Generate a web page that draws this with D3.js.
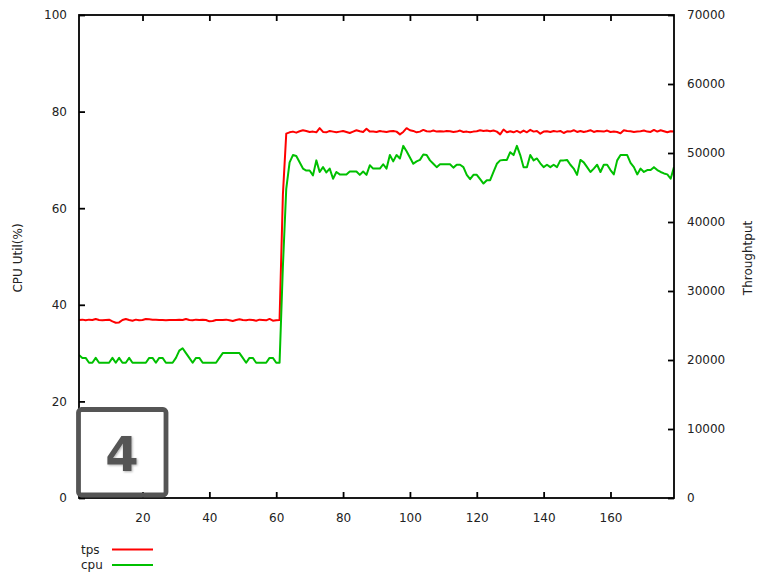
<!DOCTYPE html>
<html><head><meta charset="utf-8">
<script src="https://cdn.jsdelivr.net/npm/d3@7"></script>
<style>
html,body{margin:0;padding:0;background:#fff;}
svg{display:block;font-family:"DejaVu Sans",sans-serif;}
</style></head>
<body><svg id="chart" width="758" height="573"></svg>
<script>
// ---- data ----
const xDomain = [1, 179];
const xTicks = [20, 40, 60, 80, 100, 120, 140, 160];
const yTicks = [0, 20, 40, 60, 80, 100];
const y2Ticks = [0, 10000, 20000, 30000, 40000, 50000, 60000, 70000];
const seriesNames = ["tps", "cpu"];
const seriesColors = ["#ff0000", "#00c000"];

const tps = [
 25800,25850,25750,25850,25800,25950,25800,25750,25800,25850,
 25600,25400,25450,25800,25950,25800,25700,25850,25750,25800,
 25950,25900,25850,25850,25800,25800,25750,25800,25800,25800,
 25850,25800,25950,25800,25750,25850,25800,25850,25800,25600,
 25650,25800,25800,25800,25850,25750,25650,25800,25900,25800,
 25750,25850,25800,25700,25850,25800,25750,25950,25700,25750,
 25800,
 44000,52800,
 53000,53100,52950,53150,53300,53200,53050,
 53100,53000,53600,53050,53000,53200,53100,53000,53100,53200,
 53050,52900,53100,53300,53150,53050,53500,53100,53100,53050,
 53200,53100,53050,53150,53200,53100,52700,53050,53600,53300,
 53200,53000,53100,53350,53150,53100,53250,53100,53150,53100,
 53200,53150,53050,53100,53250,53050,53100,53000,53100,53150,
 53300,53200,53250,53150,53250,53100,52700,53400,53000,53150,
 53000,53200,52950,53250,53000,53350,53100,53200,52800,53100,
 53150,53050,53200,53100,53200,52900,53150,53100,53300,53050,
 53200,53050,53150,53300,53050,53200,53150,53100,53250,53050,
 53100,53050,52850,53300,53200,53150,53050,53100,53150,53250,
 53100,53050,53350,53100,53300,53150,53000,53150,53100
];

const cpu = [
 29.6,29,29,28,28,29,28,28,28,28,
 29,28,29,28,28,29,28,28,28,28,
 28,29,29,28,29,29,28,28,28,29,
 30.5,31,30,29,28,29,29,28,28,28,
 28,28,29,30,30,30,30,30,30,29,
 28,29,29,28,28,28,28,29,29,28,
 28,
 48,64,
 69.5,71,70.8,69.5,68.2,67.8,67.8,
 66.8,69.9,67.5,68.5,67.4,68.2,66.1,67.5,67,67,
 67,67.6,67.6,67.6,66.9,67.6,66.9,68.9,68.2,68.2,
 68.2,69.1,68.2,71,69.7,71,70.3,72.9,71.8,70.5,
 69.2,69.7,70,71.1,71,69.9,69.2,68.5,69.1,69.1,
 69.1,69.1,68.4,69,69,68.5,66.9,66,66.9,66.9,
 66,65.1,65.8,65.8,67.5,69.2,69.9,70,70,71.6,
 71,72.9,71,68.5,68.5,71,69.9,70.3,69.3,68.5,
 69,68.5,69,68.5,69.9,69.9,70,69,68.2,66.9,
 70,69.5,68.5,67.5,68.2,69,67.5,69,69,67.9,
 67,69.9,71,71,71,69.4,68.5,67,68.2,67.5,
 67.9,67.9,68.5,67.9,67.5,67.2,67,66.1,68.5
];

// ---- layout ----
const svg = d3.select("#chart");
const L = 79, R = 674, T = 15, B = 498;
const x = d3.scaleLinear().domain(xDomain).range([L, R]);
const y = d3.scaleLinear().domain([0, 100]).range([B, T]);
const y2 = d3.scaleLinear().domain([0, 70000]).range([B, T]);
const tickLen = 6;
const fs = 12;

svg.append("rect").attr("width", 758).attr("height", 573).attr("fill", "#fff");

// data lines
const clip = svg.append("clipPath").attr("id", "clip").append("rect")
  .attr("x", L).attr("y", T).attr("width", R - L).attr("height", B - T);
const g = svg.append("g").attr("clip-path", "url(#clip)");
const lineTps = d3.line().x((d, i) => x(i + 1)).y(d => y2(d));
const lineCpu = d3.line().x((d, i) => x(i + 1)).y(d => y(d));
g.append("path").datum(tps).attr("d", lineTps).attr("fill", "none")
  .attr("stroke", seriesColors[0]).attr("stroke-width", 2).attr("stroke-linejoin", "round");
g.append("path").datum(cpu).attr("d", lineCpu).attr("fill", "none")
  .attr("stroke", seriesColors[1]).attr("stroke-width", 2).attr("stroke-linejoin", "round");

// axes (gnuplot style, inward ticks)
const axB = d3.axisBottom(x).tickValues(xTicks).tickSizeInner(-tickLen).tickSizeOuter(0).tickPadding(15).tickFormat(d3.format("d"));
const axT = d3.axisTop(x).tickValues(xTicks).tickSizeInner(-tickLen).tickSizeOuter(0).tickFormat("");
const axL = d3.axisLeft(y).tickValues(yTicks).tickSizeInner(-tickLen).tickSizeOuter(0).tickPadding(12).tickFormat(d3.format("d"));
const axR = d3.axisRight(y2).tickValues(y2Ticks).tickSizeInner(-tickLen).tickSizeOuter(0).tickPadding(13).tickFormat(d3.format("d"));

function style(sel) {
  sel.selectAll(".domain").remove();
  sel.selectAll(".tick line").attr("stroke", "#000").attr("stroke-width", 1.8);
  sel.selectAll(".tick text").attr("fill", "#222").style("font-size", fs + "px").style("font-family", "DejaVu Sans");
}
svg.append("g").attr("transform", `translate(0,${B})`).call(axB).call(style);
svg.append("g").attr("transform", `translate(0,${T})`).call(axT).call(style);
svg.append("g").attr("transform", `translate(${L},0)`).call(axL).call(style);
svg.append("g").attr("transform", `translate(${R},0)`).call(axR).call(style);

// frame
svg.append("rect").attr("x", L).attr("y", T).attr("width", R - L).attr("height", B - T)
  .attr("fill", "none").attr("stroke", "#000").attr("stroke-width", 1.8);

// axis titles
svg.append("text").attr("transform", "translate(22,258) rotate(-90)")
  .attr("text-anchor", "middle").style("font-size", fs + "px").attr("fill", "#222").text("CPU Util(%)");
svg.append("text").attr("transform", "translate(752,258) rotate(-90)")
  .attr("text-anchor", "middle").style("font-size", fs + "px").attr("fill", "#222").text("Throughtput");

// legend
const legY = [549.5, 565];
seriesNames.forEach((n, i) => {
  svg.append("text").attr("x", 81).attr("y", legY[i]).attr("dy", "0.35em")
    .style("font-size", fs + "px").attr("fill", "#222").text(n);
  svg.append("line").attr("x1", 112).attr("x2", 153).attr("y1", legY[i]).attr("y2", legY[i])
    .attr("stroke", seriesColors[i]).attr("stroke-width", 2);
});

// "4" badge
const defs = svg.append("defs");
const f = defs.append("filter").attr("id", "sh").attr("x", "-20%").attr("y", "-20%").attr("width", "150%").attr("height", "150%");
f.append("feDropShadow").attr("dx", 1).attr("dy", 1).attr("stdDeviation", 1).attr("flood-color", "#000").attr("flood-opacity", 0.3);
svg.append("rect").attr("x", 78.5).attr("y", 409.5).attr("width", 87.5).attr("height", 85.5)
  .attr("rx", 3).attr("fill", "none").attr("stroke", "#555").attr("stroke-width", 4.8);
svg.append("text").attr("x", 122).attr("y", 471).attr("text-anchor", "middle")
  .style("font-size", "48px").style("font-weight", "bold").attr("fill", "#555")
  .attr("filter", "url(#sh)").text("4");
</script></body></html>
◇ ◇ ◇ ◇ ◇
Required work ::
Repeat verbatim all the material, but not the pictures.

Result ::
Generate a web page that draws this with D3.js.
<!DOCTYPE html>
<html><head><meta charset="utf-8">
<script src="https://cdn.jsdelivr.net/npm/d3@7"></script>
<style>
html,body{margin:0;padding:0;background:#fff;}
svg{display:block;font-family:"DejaVu Sans",sans-serif;}
</style></head>
<body><svg id="chart" width="758" height="573"></svg>
<script>
// ---- data ----
const xDomain = [1, 179];
const xTicks = [20, 40, 60, 80, 100, 120, 140, 160];
const yTicks = [0, 20, 40, 60, 80, 100];
const y2Ticks = [0, 10000, 20000, 30000, 40000, 50000, 60000, 70000];
const seriesNames = ["tps", "cpu"];
const seriesColors = ["#ff0000", "#00c000"];

const tps = [
 25800,25850,25750,25850,25800,25950,25800,25750,25800,25850,
 25600,25400,25450,25800,25950,25800,25700,25850,25750,25800,
 25950,25900,25850,25850,25800,25800,25750,25800,25800,25800,
 25850,25800,25950,25800,25750,25850,25800,25850,25800,25600,
 25650,25800,25800,25800,25850,25750,25650,25800,25900,25800,
 25750,25850,25800,25700,25850,25800,25750,25950,25700,25750,
 25800,
 44000,52800,
 53000,53100,52950,53150,53300,53200,53050,
 53100,53000,53600,53050,53000,53200,53100,53000,53100,53200,
 53050,52900,53100,53300,53150,53050,53500,53100,53100,53050,
 53200,53100,53050,53150,53200,53100,52700,53050,53600,53300,
 53200,53000,53100,53350,53150,53100,53250,53100,53150,53100,
 53200,53150,53050,53100,53250,53050,53100,53000,53100,53150,
 53300,53200,53250,53150,53250,53100,52700,53400,53000,53150,
 53000,53200,52950,53250,53000,53350,53100,53200,52800,53100,
 53150,53050,53200,53100,53200,52900,53150,53100,53300,53050,
 53200,53050,53150,53300,53050,53200,53150,53100,53250,53050,
 53100,53050,52850,53300,53200,53150,53050,53100,53150,53250,
 53100,53050,53350,53100,53300,53150,53000,53150,53100
];

const cpu = [
 29.6,29,29,28,28,29,28,28,28,28,
 29,28,29,28,28,29,28,28,28,28,
 28,29,29,28,29,29,28,28,28,29,
 30.5,31,30,29,28,29,29,28,28,28,
 28,28,29,30,30,30,30,30,30,29,
 28,29,29,28,28,28,28,29,29,28,
 28,
 48,64,
 69.5,71,70.8,69.5,68.2,67.8,67.8,
 66.8,69.9,67.5,68.5,67.4,68.2,66.1,67.5,67,67,
 67,67.6,67.6,67.6,66.9,67.6,66.9,68.9,68.2,68.2,
 68.2,69.1,68.2,71,69.7,71,70.3,72.9,71.8,70.5,
 69.2,69.7,70,71.1,71,69.9,69.2,68.5,69.1,69.1,
 69.1,69.1,68.4,69,69,68.5,66.9,66,66.9,66.9,
 66,65.1,65.8,65.8,67.5,69.2,69.9,70,70,71.6,
 71,72.9,71,68.5,68.5,71,69.9,70.3,69.3,68.5,
 69,68.5,69,68.5,69.9,69.9,70,69,68.2,66.9,
 70,69.5,68.5,67.5,68.2,69,67.5,69,69,67.9,
 67,69.9,71,71,71,69.4,68.5,67,68.2,67.5,
 67.9,67.9,68.5,67.9,67.5,67.2,67,66.1,68.5
];

// ---- layout ----
const svg = d3.select("#chart");
const L = 79, R = 674, T = 15, B = 498;
const x = d3.scaleLinear().domain(xDomain).range([L, R]);
const y = d3.scaleLinear().domain([0, 100]).range([B, T]);
const y2 = d3.scaleLinear().domain([0, 70000]).range([B, T]);
const tickLen = 6;
const fs = 12;

svg.append("rect").attr("width", 758).attr("height", 573).attr("fill", "#fff");

// data lines
const clip = svg.append("clipPath").attr("id", "clip").append("rect")
  .attr("x", L).attr("y", T).attr("width", R - L).attr("height", B - T);
const g = svg.append("g").attr("clip-path", "url(#clip)");
const lineTps = d3.line().x((d, i) => x(i + 1)).y(d => y2(d));
const lineCpu = d3.line().x((d, i) => x(i + 1)).y(d => y(d));
g.append("path").datum(tps).attr("d", lineTps).attr("fill", "none")
  .attr("stroke", seriesColors[0]).attr("stroke-width", 2).attr("stroke-linejoin", "round");
g.append("path").datum(cpu).attr("d", lineCpu).attr("fill", "none")
  .attr("stroke", seriesColors[1]).attr("stroke-width", 2).attr("stroke-linejoin", "round");

// axes (gnuplot style, inward ticks)
const axB = d3.axisBottom(x).tickValues(xTicks).tickSizeInner(-tickLen).tickSizeOuter(0).tickPadding(15).tickFormat(d3.format("d"));
const axT = d3.axisTop(x).tickValues(xTicks).tickSizeInner(-tickLen).tickSizeOuter(0).tickFormat("");
const axL = d3.axisLeft(y).tickValues(yTicks).tickSizeInner(-tickLen).tickSizeOuter(0).tickPadding(12).tickFormat(d3.format("d"));
const axR = d3.axisRight(y2).tickValues(y2Ticks).tickSizeInner(-tickLen).tickSizeOuter(0).tickPadding(13).tickFormat(d3.format("d"));

function style(sel) {
  sel.selectAll(".domain").remove();
  sel.selectAll(".tick line").attr("stroke", "#000").attr("stroke-width", 1.8);
  sel.selectAll(".tick text").attr("fill", "#222").style("font-size", fs + "px").style("font-family", "DejaVu Sans");
}
svg.append("g").attr("transform", `translate(0,${B})`).call(axB).call(style);
svg.append("g").attr("transform", `translate(0,${T})`).call(axT).call(style);
svg.append("g").attr("transform", `translate(${L},0)`).call(axL).call(style);
svg.append("g").attr("transform", `translate(${R},0)`).call(axR).call(style);

// frame
svg.append("rect").attr("x", L).attr("y", T).attr("width", R - L).attr("height", B - T)
  .attr("fill", "none").attr("stroke", "#000").attr("stroke-width", 1.8);

// axis titles
svg.append("text").attr("transform", "translate(22,258) rotate(-90)")
  .attr("text-anchor", "middle").style("font-size", fs + "px").attr("fill", "#222").text("CPU Util(%)");
svg.append("text").attr("transform", "translate(752,258) rotate(-90)")
  .attr("text-anchor", "middle").style("font-size", fs + "px").attr("fill", "#222").text("Throughtput");

// legend
const legY = [549.5, 565];
seriesNames.forEach((n, i) => {
  svg.append("text").attr("x", 81).attr("y", legY[i]).attr("dy", "0.35em")
    .style("font-size", fs + "px").attr("fill", "#222").text(n);
  svg.append("line").attr("x1", 112).attr("x2", 153).attr("y1", legY[i]).attr("y2", legY[i])
    .attr("stroke", seriesColors[i]).attr("stroke-width", 2);
});

// "4" badge
const defs = svg.append("defs");
const f = defs.append("filter").attr("id", "sh").attr("x", "-20%").attr("y", "-20%").attr("width", "150%").attr("height", "150%");
f.append("feDropShadow").attr("dx", 1).attr("dy", 1).attr("stdDeviation", 1).attr("flood-color", "#000").attr("flood-opacity", 0.3);
svg.append("rect").attr("x", 78.5).attr("y", 409.5).attr("width", 87.5).attr("height", 85.5)
  .attr("rx", 3).attr("fill", "none").attr("stroke", "#555").attr("stroke-width", 4.8);
svg.append("text").attr("x", 122).attr("y", 471).attr("text-anchor", "middle")
  .style("font-size", "48px").style("font-weight", "bold").attr("fill", "#555")
  .attr("filter", "url(#sh)").text("4");
</script></body></html>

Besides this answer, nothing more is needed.